Les détails de la chaîne de Ponzi de Dubaï, poussée par la folie des grandeurs du Sheikh local, sont clairs: quelqu’un pense-t-il vraiment qu’il faut une suite d’îles artificielles en forme de palmier, construites à un prix exorbitant? Un hôtel avec 6500 chambres? Un building d’une hauteur de 800 mètres? Est-il logique que le centre commercial le plus grand du monde soit à Dubaï? Et quid du centre des affaires qui regroupe pas moins de 500 grattes-ciels (!!!)? Et de l’immeuble de 30 étages qui tourne tout doucement et fait un tour sur lui-même en une semaine? La demande pour le ski est-elle si importante dans un endroit où règne une température qui peut facilement dépasser les 45 degrés pour qu’on y construise une piste de ski artificielle de la taille d’une petite ville? Est-ce que quelqu’un s’est demandé combien tout cela coûtait-il?
Bref, il ne fallait pas être un génie pour comprendre que le mirage de Dubaï pouvait continuer tant que le crédit était facile mais que le jour où la roue allait tourner, il risquait de s’évanouir dans le désert aussi vite qu’il était venu.

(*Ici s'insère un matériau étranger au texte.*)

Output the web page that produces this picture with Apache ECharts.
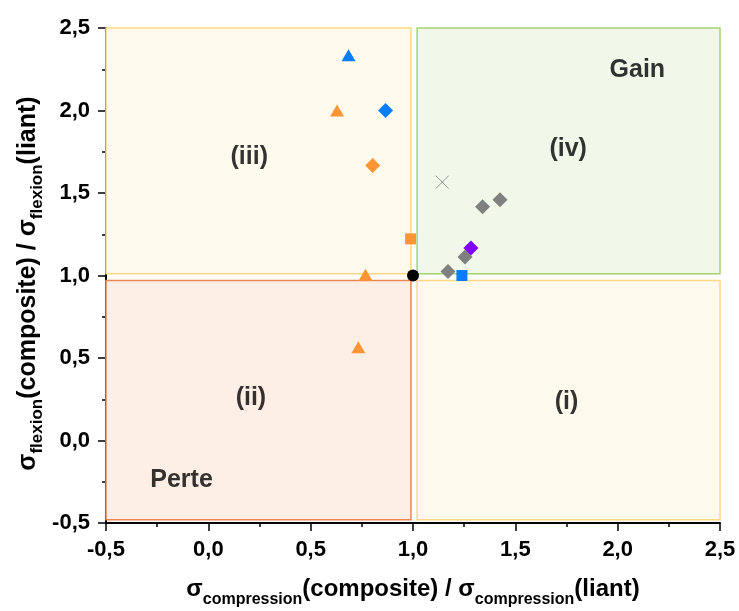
<!DOCTYPE html>
<html>
<head>
<meta charset="utf-8">
<script src="https://cdn.jsdelivr.net/npm/echarts@6/dist/echarts.min.js"></script>
<style>
html,body{margin:0;padding:0;background:#fff;}
#chart{width:739px;height:611px;}
</style>
</head>
<body>
<div id="chart"></div>
<script>
// ---- Data ----
const blueTriangle   = [[0.685, 2.335]];
const blueDiamond    = [[0.866, 2.0]];
const blueSquare     = [[1.239, 1.0]];
const orangeTriangle = [[0.629, 2.0], [0.768, 1.005], [0.733, 0.565]];
const orangeDiamond  = [[0.803, 1.667]];
const orangeSquare   = [[0.988, 1.222]];
const grayDiamond    = [[1.340, 1.417], [1.425, 1.459], [1.254, 1.112], [1.171, 1.024]];
const purpleDiamond  = [[1.283, 1.167]];
const grayCross      = [[1.143, 1.566]];
const referencePoint = [[1.0, 1.0]];

// Quadrant regions: [xStart, xEnd], [yStart, yEnd]
const regionNames = ['(iii)', '(iv)', '(ii)', '(i)'];
const regionX = [[-0.5, 0.99], [1.02, 2.5], [-0.5, 0.99], [1.02, 2.5]];
const regionY = [[1.01, 2.5], [1.01, 2.5], [-0.48, 0.97], [-0.48, 0.97]];

// Text annotations
const noteTexts = ['(iii)', '(iv)', '(ii)', '(i)', 'Gain', 'Perte'];
const noteX = [0.20, 1.758, 0.208, 1.75, 2.096, -0.131];
const noteY = [1.72, 1.764, 0.256, 0.231, 2.243, -0.243];

// Axis
const xMin = -0.5, xMax = 2.5, yMin = -0.5, yMax = 2.5, tickStep = 0.5;

// ---- Styles ----
const FONT = '"Liberation Sans", Arial, Helvetica, sans-serif';
const regionStyles = [
  {color: '#fef9ed', borderColor: '#fdd880', borderWidth: 1.5},
  {color: '#f1f8ea', borderColor: '#a2d56e', borderWidth: 1.5},
  {color: '#fdeee6', borderColor: '#ea8650', borderWidth: 1.5},
  {color: '#fef9ed', borderColor: '#fdd880', borderWidth: 1.5}
];
const BLUE = '#0a7dfc', ORANGE = '#fd9535', GRAY = '#808080', PURPLE = '#8000ff';

const markAreaData = regionNames.map((n, i) => [
  {name: n, xAxis: regionX[i][0], yAxis: regionY[i][0], itemStyle: regionStyles[i]},
  {xAxis: regionX[i][1], yAxis: regionY[i][1]}
]);

const notesData = noteTexts.map((t, i) => ({name: t, value: [noteX[i], noteY[i]]}));

function fmt(v) { return v.toFixed(1).replace('.', ','); }

function richName(main, sub, drop) {
  return {
    m: {fontFamily: FONT, fontWeight: 'bold', fontSize: main, color: '#000', lineHeight: 28,
        verticalAlign: 'bottom', padding: [0, 0, drop, 0]},
    s: {fontFamily: FONT, fontWeight: 'bold', fontSize: sub, color: '#000', lineHeight: 14,
        verticalAlign: 'bottom'}
  };
}

function axisCommon() {
  return {
    type: 'value',
    interval: tickStep,
    splitLine: {show: false},
    axisLine: {show: true, onZero: false, lineStyle: {color: '#000', width: 2}},
    axisTick: {show: true, inside: false, length: 8, lineStyle: {color: '#000', width: 1.5}},
    minorTick: {show: true, splitNumber: 2, length: 4, lineStyle: {color: '#000', width: 1.5}},
    axisLabel: {
      fontFamily: FONT, fontWeight: 'bold', fontSize: 22, color: '#000', margin: 16,
      formatter: fmt
    }
  };
}

function scatter(name, data, symbol, size, color, extra) {
  return Object.assign({
    name: name, type: 'scatter', data: data, symbol: symbol, symbolSize: size,
    itemStyle: {color: color, opacity: 1}, z: 5, silent: true
  }, extra || {});
}

const chart = echarts.init(document.getElementById('chart'), null, {renderer: 'canvas'});
chart.setOption({
  animation: false,
  backgroundColor: '#fff',
  grid: {left: 106, right: 19, top: 28, bottom: 88, containLabel: false, outerBoundsMode: 'none'},
  xAxis: Object.assign(axisCommon(), {
    min: xMin, max: xMax,
    name: '{m|σ}{s|compression}{m|(composite) / σ}{s|compression}{m|(liant)}',
    nameLocation: 'middle', nameGap: 57,
    nameTextStyle: {rich: richName(24, 16, 7)}
  }),
  yAxis: Object.assign(axisCommon(), {
    min: yMin, max: yMax,
    name: '{m|σ}{s|flexion}{m|(composite) / σ}{s|flexion}{m|(liant)}',
    nameLocation: 'middle', nameGap: 60, nameRotate: 90, nameMoveOverlap: false,
    nameTextStyle: {rich: richName(25, 17, 5), padding: [0, 16, 0, 0]}
  }),
  series: [
    {
      type: 'scatter', data: [], z: 1, silent: true,
      markArea: {silent: true, label: {show: false}, data: markAreaData}
    },
    {
      type: 'scatter', data: notesData, symbolSize: 0, z: 2, silent: true,
      label: {show: true, position: 'inside', formatter: p => p.name,
        fontFamily: FONT, fontWeight: 'bold', fontSize: 25, color: '#000',
        textBorderWidth: 0}
    },
    scatter('grayCross', grayCross, 'path://M0,0L10,10M10,0L0,10', 13, 'none',
      {itemStyle: {color: 'none', borderColor: GRAY, borderWidth: 1}}),
    scatter('blueTriangle', blueTriangle, 'triangle', [14, 12], BLUE),
    scatter('blueDiamond', blueDiamond, 'diamond', 15, BLUE),
    scatter('orangeTriangle', orangeTriangle, 'triangle', [14, 12], ORANGE),
    scatter('orangeDiamond', orangeDiamond, 'diamond', 15, ORANGE),
    scatter('orangeSquare', orangeSquare, 'rect', 11, ORANGE),
    scatter('grayDiamond', grayDiamond, 'diamond', 15, GRAY),
    scatter('purpleDiamond', purpleDiamond, 'diamond', 15, PURPLE, {z: 6}),
    scatter('blueSquare', blueSquare, 'rect', 11, BLUE),
    scatter('reference', referencePoint, 'circle', 12, '#000', {z: 7})
  ]
});
</script>
</body>
</html>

Le marché immobilier local a été poussé à la hausse par une folle spéculation. Il suffisait d’un dépôt de 10% pour acheter un bien immobilier et même celui-ci était prêté par les banques. Dans de nombreux cas, des gens ont acheté sans argent des étages entiers dans des immeubles de luxe, en croyant que les prix de l’immobilier allaient continuer à monter sans fin, ce qui n’est bien entendu jamais le cas.
Un appartement à Dubaï est passée en moyenne dix fois dans des mains différentes avant d’être habitée, pour autant qu’elle l’ait jamais été. Les prix de l’immobilier ont été multipliés par quatre entre 2002 et 2008, dans un environnement de boom sans précédent.
Le problème est que même au plus haut de la bulle, environ 25% des bureaux étaient vides, sans parler du marché de l’immobilier résidentiel, où le taux de vacances était encore plus important.
En fait, déjà en février dernier, Dubaï était au bord de la faillite et seul un prêt de la voisine Abou Dhabi, très riche en pétrole, lui a permis de rester à flot. Il est à envisager qu’Abou Dhabi continuera à mettre la main au porte-monnaie pour empêcher une faillite qui lui serait très préjudiciable, mais elle mettra sans doute des conditions à son aide qui ramèneront Dubaï à la raison et freineront ses ambitions dépensières boulimiques.
Pour les marchés financiers internationaux, au-delà du choc ponctuel et de pertes sommes toutes limitées, certainement en regard de ce dont nous nous sommes habitués depuis l’automne 2008, il ne devrait pas y avoir de conséquences de long terme. Dans cette perspective, il faut en profiter pour racheter les avoirs ayant baissé lors des deux derniers jours et vendre ceux ayant monté, au premier rang desquels l’USD. En revanche, pour les banques du Golfe, on ne peut exclure un choc plus important, bien que le coussin de sécurité pétrolifère empêche a priori le développement d’une large crise systémique.